Dave Taylor | Boulder Weekly

Limitless is about a drug that rewires your brain so that instead of having access to the usual 20 percent, you can utilize it all. Every memory is eidetic; everything you’ve ever seen, heard, learned, touched, tasted can instantly be integrated into your experiences. As Eddie Morra (Bradley Cooper) learns, you can master foreign languages and become an accomplished pianist in just a few days. Who wouldn’t revel in a drug that offered that capability?


Problem is, Limitless can’t decide if it’s a morality play about Morra gaining these abilities at the price of his humanity or if he’s just a protagonist overcoming a variety of increasingly ridiculous obstacles.

The least coherent character in the film is his on-again, off-again girlfriend Lindy, (Abbie Cornish) who dumps Eddie for being a do-nothing slacker then finds him attractive once he starts taking NZT- 48 (the mystery drug), then dumps him when she finds his newfound attitude is drug-based. A distinctly post-modern conscience.

There are an astonishing number of plot holes in Limitless too. Eddie’s former brother-in-law Vernon ( Johnny Whitworth) offers him a new miracle drug “that costs $800 a pill.” When he finds Vernon murdered (by whom?) Eddie calls the cops, then frantically flips Vernon’s luxury apartment to find his stash.

Problem is, the one bag of pills he finds somehow spawns at least two bags more during the film. At $800 a pill.

Then there’s the ultimate in stupid storylines with Eddie realizing that his new found cognitive abilities would let him quickly profit through stocks. But his $2,000 isn’t enough, so he goes to thuggish Slavic loan-shark Gennady (Andrew Howard) to borrow $100,000. Um, what? Why on Earth would Eddie do that? When he quickly turns the borrowed money into a portfolio worth $2.5 million, why wouldn’t he promptly withdraw $100,000 plus interest and pay Gennady back?

The worst misuse of an actor in a leading role, how ever, goes to Robert De Niro, who plays the high-powered Wall Street investment expert Carl Van Loon. Van Loon is feared by everyone because of his tough business approach. The perfect foil for genius slacker Eddie Morra? In fact, it’s inexplicable why Van Loon would be interested in Morra at all, even with his newly found excellent analytic skills. In fact, at one point Van Loon has a scathing warning for Eddie in which he explains that it’s time, it’s experience, it’s being in the trenches that makes someone a real player.

One more kvetch: The central scene where Gennady and his thugs attack Morra in his $8.5 million secure apartment is ludicrous. If you paid that much for an apartment with steel doors and a safe room, wouldn’t it also have security at the front door and security personnel who would prevent such obvious street toughs from showing up?

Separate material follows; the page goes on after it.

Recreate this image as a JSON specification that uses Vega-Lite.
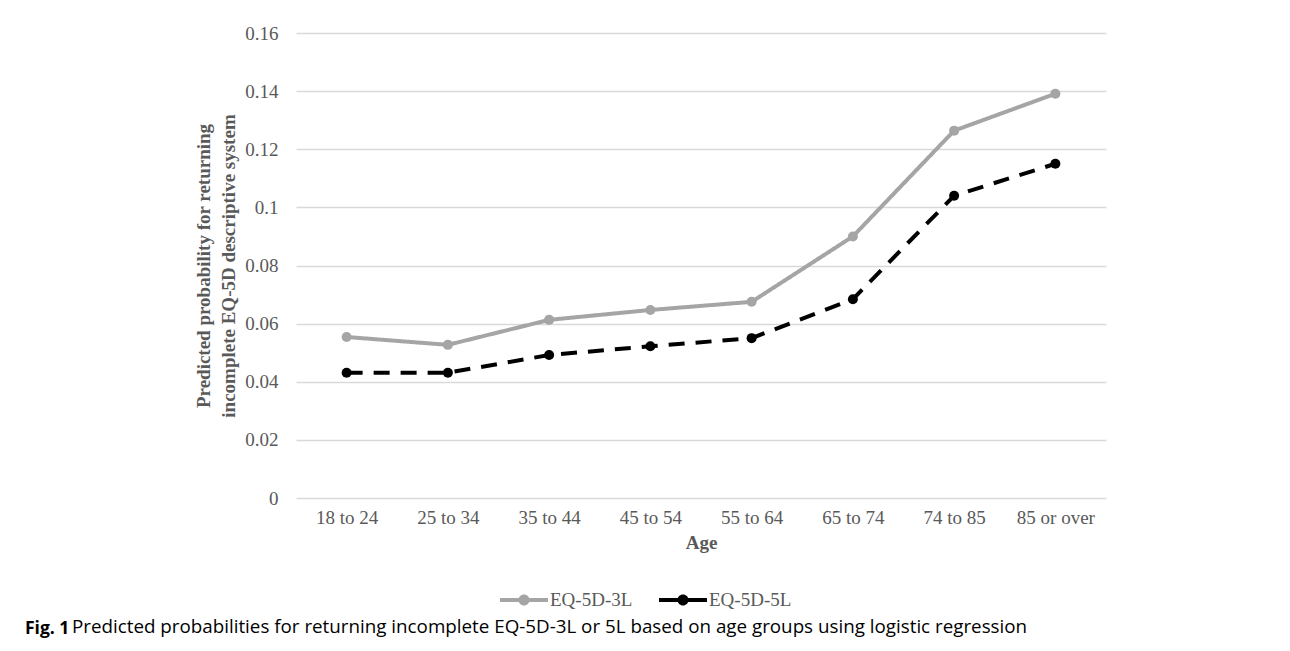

Limitless had a lot of potential, and Bradley Cooper has an everyman charisma that made him a pleasure to see on screen. I can’t say the same about Abbie Cornish, who turned in a terrible performance as Lindy. What really ruined the film, however, wasn’t the acting but the endless stream of implausible plot twists and ultimately unsatisfying ending. This might be a good popcorn thriller at home, but I’d recommend you save the price of a theater ticket.